The Justice League track down Spore fairly handily and begin the process of beating him up. It’s a fairly standard story.
Is Superman this demanding on all of his dates?
After Spore is stopped (that panel up there is the last panel of the fight), Steve Trevor has to hold a press conference. This is where the story really starts. It’s about what Colonel Trevor has to go through as liaison for the Justice League. The press just hound him and call for the Justice League replace all the elected officials (stupid). Then Congress addresses him and says they want to control the Justice League. So Trevor threatens that the Justice League might not like Congress acting that way and they just might have to expose some of the Congressmen’s secrets. The Congressmen start apologizing and back pedaling. I’m pretty sure they would really just scowl and get some Black Ops department to assassinate Steve Trevor. Like maybe the Suicide
The main thing everyone wants to know is this: Is Colonel Trevor banging Wonder Woman? He denies it but when he’s alone, the first thing he does is fire up Skype.

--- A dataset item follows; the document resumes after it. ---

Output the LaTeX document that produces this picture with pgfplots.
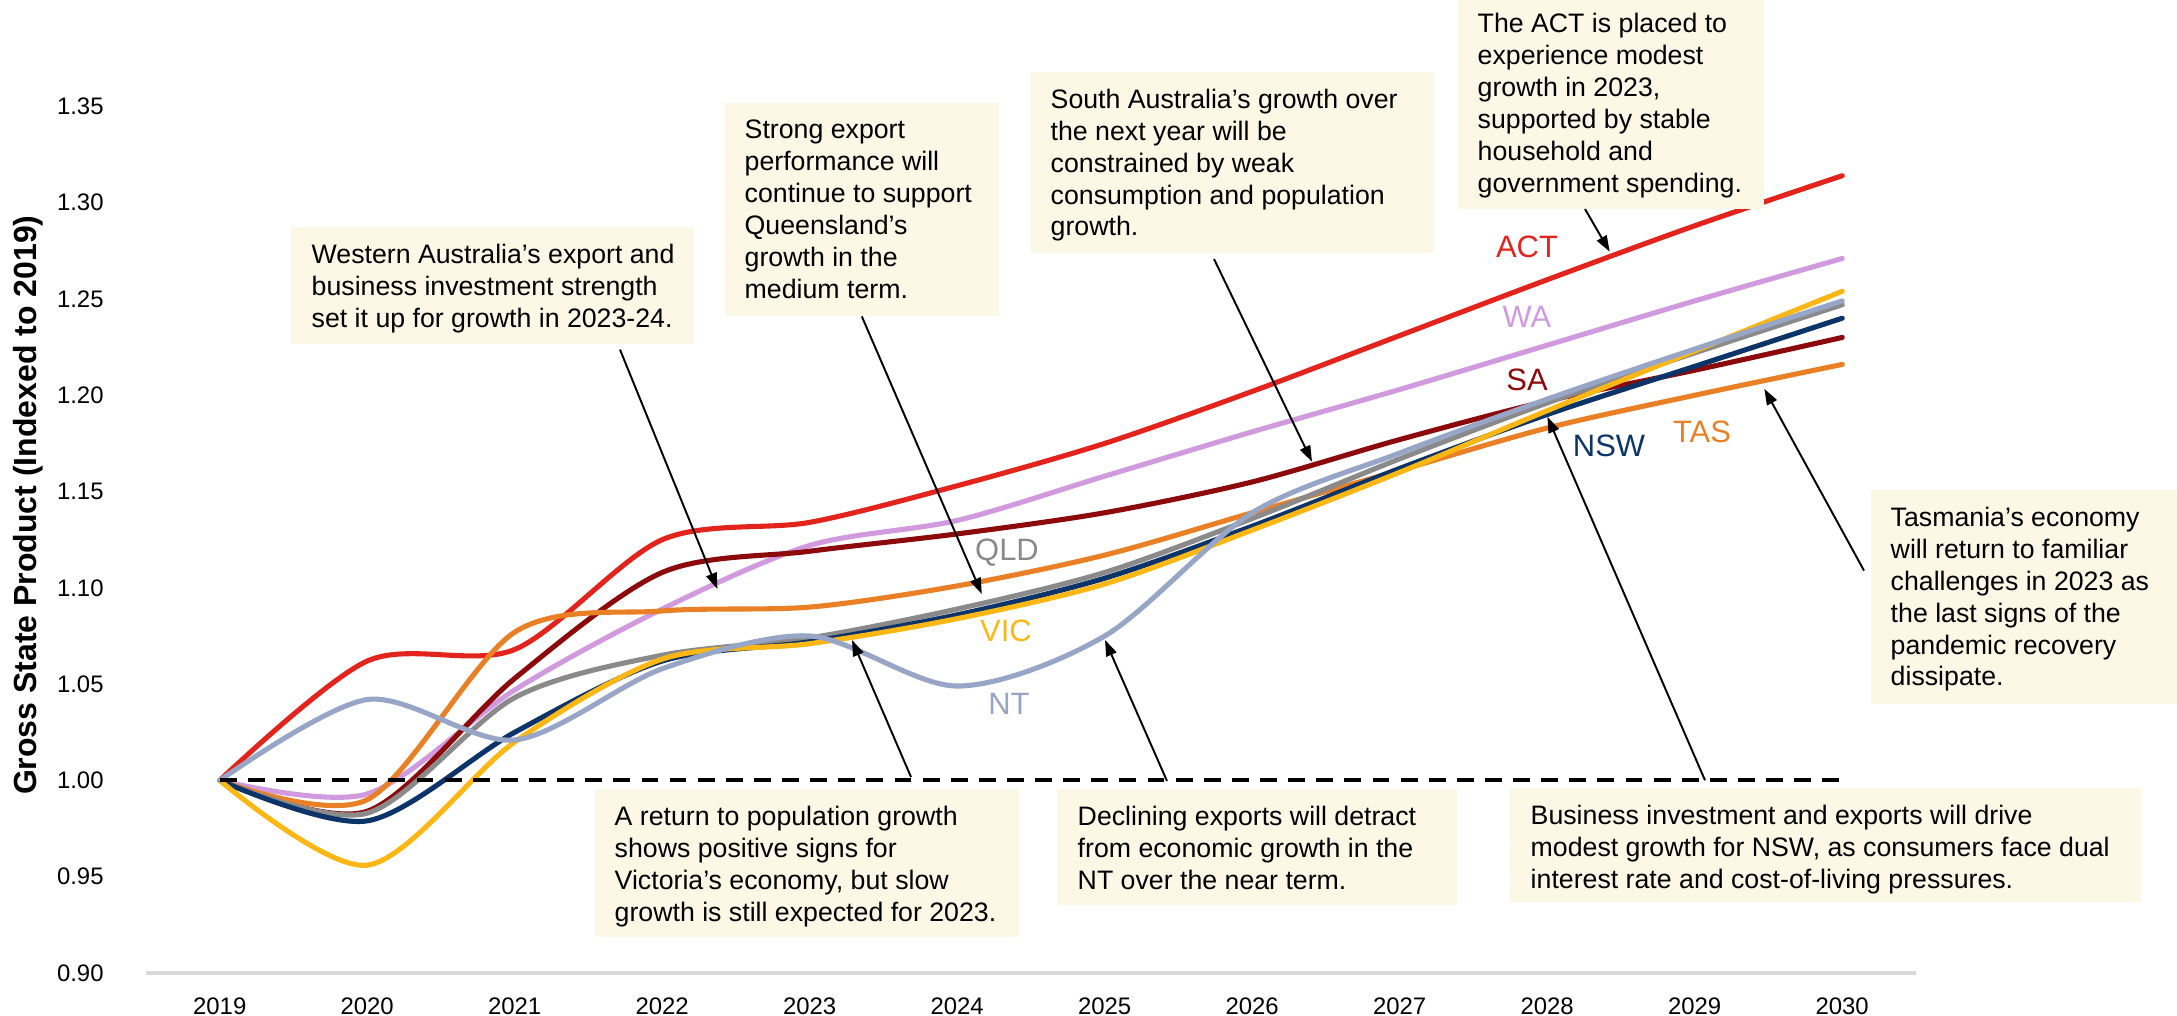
\documentclass[border=0pt]{standalone}
\usepackage{fontspec}
\setmainfont{Liberation Sans}
\usepackage{pgfplots}
\usepackage{pgfplotstable}
\pgfplotsset{compat=1.18}
\usetikzlibrary{arrows.meta}

\definecolor{cACT}{HTML}{E2241C}
\definecolor{cWA}{HTML}{D19ADF}
\definecolor{cSA}{HTML}{8C0A0C}
\definecolor{cNSW}{HTML}{0C3468}
\definecolor{cTAS}{HTML}{E98025}
\definecolor{cQLD}{HTML}{8A8A8A}
\definecolor{cVIC}{HTML}{FDB714}
\definecolor{cNT}{HTML}{97A6C7}
\definecolor{boxfill}{HTML}{FDF7E5}
\definecolor{axgray}{HTML}{D9D9D9}

\newcommand{\annfont}{\fontsize{7.6}{9.1}\selectfont}
\newcommand{\labfont}{\fontsize{8.8}{10}\selectfont}
\newcommand{\pxy}[2]{({(#1-146)/100},{(973-#2)/100})}

\pgfplotstableread{
year  ACT   WA    SA    TAS   QLD   NSW   VIC   NT
2019  1.000 1.000 1.000 1.000 1.000 1.000 1.000 1.000
2020  1.062 0.993 0.984 0.990 0.983 0.979 0.956 1.042
2021  1.068 1.047 1.053 1.077 1.043 1.025 1.020 1.021
2022  1.125 1.089 1.108 1.088 1.065 1.062 1.063 1.058
2023  1.134 1.122 1.119 1.090 1.074 1.072 1.071 1.075
2024  1.153 1.135 1.128 1.101 1.089 1.086 1.084 1.049
2025  1.175 1.158 1.139 1.117 1.108 1.105 1.102 1.075
2026  1.202 1.181 1.155 1.139 1.136 1.132 1.130 1.139
2027  1.231 1.203 1.177 1.161 1.167 1.162 1.160 1.170
2028  1.260 1.226 1.197 1.183 1.196 1.190 1.192 1.198
2029  1.288 1.249 1.213 1.200 1.222 1.215 1.223 1.224
2030  1.314 1.271 1.230 1.216 1.247 1.240 1.254 1.249
}\gsp

\pgfplotstableread{
year  base
2019  1.00
2030  1.00
}\baseline

\begin{document}
\begin{tikzpicture}
\begin{axis}[
  at={(0,0)}, anchor=south west,
  scale only axis, width=17.70cm, height=9.726cm,
  xmin=2018.5, xmax=2030.5, ymin=0.90, ymax=1.405,
  clip=false,
  axis lines*=left,
  x axis line style={draw=axgray, line width=1pt},
  y axis line style={draw=none},
  major tick length=0pt,
  xtick={2019,...,2030},
  ytick={0.90,0.95,1.00,1.05,1.10,1.15,1.20,1.25,1.30,1.35},
  /pgf/number format/assume math mode=true,
  xticklabel style={font=\fontsize{6.8}{8}\selectfont, yshift=-0.12cm, /pgf/number format/1000 sep={}},
  yticklabel style={font=\fontsize{6.8}{8}\selectfont, xshift=-0.30cm, /pgf/number format/.cd, fixed, fixed zerofill, precision=2},
  ylabel={Gross State Product (Indexed to 2019)},
  ylabel style={font=\bfseries\fontsize{9.1}{10}\selectfont, at={(axis description cs:-0.0667,0.481)}, anchor=center},
  every axis plot/.append style={line width=1.45pt, smooth, line cap=round, line join=round},
]
\addplot[cACT] table[x=year,y=ACT] {\gsp};
\addplot[cWA]  table[x=year,y=WA]  {\gsp};
\addplot[cSA]  table[x=year,y=SA]  {\gsp};
\addplot[cTAS] table[x=year,y=TAS] {\gsp};
\addplot[cQLD] table[x=year,y=QLD] {\gsp};
\addplot[cNSW] table[x=year,y=NSW] {\gsp};
\addplot[cVIC] table[x=year,y=VIC] {\gsp};
\addplot[cNT]  table[x=year,y=NT]  {\gsp};
\addplot[black, line width=1.1pt, dash pattern=on 4.8pt off 3.2pt, line cap=butt, sharp plot] table[x=year,y=base] {\baseline};
\end{axis}

% annotation boxes
\fill[boxfill] \pxy{291}{227} rectangle \pxy{694}{344};
\node[anchor=north west, align=left, inner sep=0pt, font=\annfont] at \pxy{311}{243}
 {Western Australia’s export and\\business investment strength\\set it up for growth in 2023-24.};

\fill[boxfill] \pxy{725}{103} rectangle \pxy{999}{316};
\node[anchor=north west, align=left, inner sep=0pt, font=\annfont] at \pxy{744}{119}
 {Strong export\\performance will\\continue to support\\Queensland’s\\growth in the\\medium term.};

\fill[boxfill] \pxy{1031}{72} rectangle \pxy{1433}{253};
\node[anchor=north west, align=left, inner sep=0pt, font=\annfont] at \pxy{1050}{88}
 {South Australia’s growth over\\the next year will be\\constrained by weak\\consumption and population\\growth.};

\fill[boxfill] \pxy{1458}{0} rectangle \pxy{1764}{209};
\node[anchor=north west, align=left, inner sep=0pt, font=\annfont] at \pxy{1477}{12.5}
 {The ACT is placed to\\experience modest\\growth in 2023,\\supported by stable\\household and\\government spending.};

\fill[boxfill] \pxy{1871}{490} rectangle \pxy{2177}{704};
\node[anchor=north west, align=left, inner sep=0pt, font=\annfont] at \pxy{1890}{506}
 {Tasmania’s economy\\will return to familiar\\challenges in 2023 as\\the last signs of the\\pandemic recovery\\dissipate.};

\fill[boxfill] \pxy{1510}{788} rectangle \pxy{2141}{902};
\node[anchor=north west, align=left, inner sep=0pt, font=\annfont] at \pxy{1530}{804}
 {Business investment and exports will drive\\modest growth for NSW, as consumers face dual\\interest rate and cost-of-living pressures.};

\fill[boxfill] \pxy{595}{789} rectangle \pxy{1019}{937};
\node[anchor=north west, align=left, inner sep=0pt, font=\annfont] at \pxy{614}{805}
 {A return to population growth\\shows positive signs for\\Victoria’s economy, but slow\\growth is still expected for 2023.};

\fill[boxfill] \pxy{1057}{789} rectangle \pxy{1457}{905};
\node[anchor=north west, align=left, inner sep=0pt, font=\annfont] at \pxy{1077}{805}
 {Declining exports will detract\\from economic growth in the\\NT over the near term.};

% arrows
\begin{scope}[line width=0.55pt, -{Triangle[length=0.16cm, width=0.11cm]}]
\draw \pxy{620}{349.6} -- \pxy{717.4}{589};
\draw \pxy{861.8}{316.4} -- \pxy{981.8}{594};
\draw \pxy{1214}{259} -- \pxy{1312}{461.7};
\draw \pxy{1585}{209} -- \pxy{1609.7}{251.7};
\draw \pxy{1864}{570.6} -- \pxy{1764.3}{388.8};
\draw \pxy{1705}{780.3} -- \pxy{1547.4}{416.7};
\draw \pxy{911}{777} -- \pxy{852}{640};
\draw \pxy{1167}{781} -- \pxy{1105}{640};
\end{scope}

% series labels
\node[font=\labfont, text=cACT] at \pxy{1527}{247} {ACT};
\node[font=\labfont, text=cWA]  at \pxy{1527}{317} {WA};
\node[font=\labfont, text=cSA]  at \pxy{1527}{380} {SA};
\node[font=\labfont, text=cNSW] at \pxy{1609}{446} {NSW};
\node[font=\labfont, text=cTAS] at \pxy{1702}{432} {TAS};
\node[font=\labfont, text=cQLD] at \pxy{1007}{553} {QLD};
\node[font=\labfont, text=cVIC] at \pxy{1006}{631} {VIC};
\node[font=\labfont, text=cNT]  at \pxy{1009}{704} {NT};

\pgfresetboundingbox
\useasboundingbox \pxy{0}{0} rectangle \pxy{2177}{1015};
\end{tikzpicture}
\end{document}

That’s the look of someone who’s getting laid!
Trevor fills the Justice League in on what he learned from Congress. He also talks with some of the other members a bit and we learn that Congress pays billions to keep Argus and the Justice League running. Which is why they want a little control. We also learn that Batman is a big two-faced lying hypocritical asshole who must be lying to Booster Gold if this comic book is to be believed.
All Batman has been doing is encouraging Booster and telling him the world needs the JLI. Is that supposed to be all bullshit simply because Batman doesn’t want to deal with the politics of working with differing nations? Because that’s not like Batman. If he really felt THIS way, he wouldn’t be acting the way he is with Booster in JLI. I mean, I agree with his Batman. But this is really just Geoff Johns fucking up Batman’s character to get a dig at Jurgens’ horrible comic.
After the Skye session ends awkwardly, Trevor’s assistant pokes her nose into his business. He confesses that he loves Wonder Woman and he’s already told her. So who knows where that’s going!
And finally, the guy who has been writing all of the books about the Justice League and Atlantis and other supernatural or paranormal events, David Graves, is revealed to be the man who stole the Orb of Ra. He also believes he knows how to defeat the Justice League and the key is Colonel Steve Trevor. Dun dun DUN!
The back-up story is about Shazam who is now called Shazam and not Captain Marvel. Seriously. It’s about time. That’s all anybody ever knew him by anyway! And it’s not like Marvel has a Captain DC. Unless they do! That’d be pretty cool.
It just sets up the story. Lots of people have been tested to be Shazam but it hasn’t taken. Dr. Sivana has been noticing these stories and believes some kind of magic is happening that he can use for his own ends. I wonder if he still has the tiny Mr. Mind in a jar in his lab? And Billy Batson is an asshole looking for a foster family. He acts nice but he’s a little punk. And that’s it. Just an introduction, really. But it looks like Shazam will be a continuous back-up feature in Justice League for the time being. I’m kind of looking forward to his.
Justice League Issue #7 Rating: No change. I like that the issue didn’t revolve around a big fight. A lot of background stuff involving Trevor and how the Justice League functions and pays for itself. But I can’t look past that bit where Batman throws the Justice League International under the Batbus when he’s been nothing but supportive of it and to Booster over in Justice League International. Poor character work there, Johns.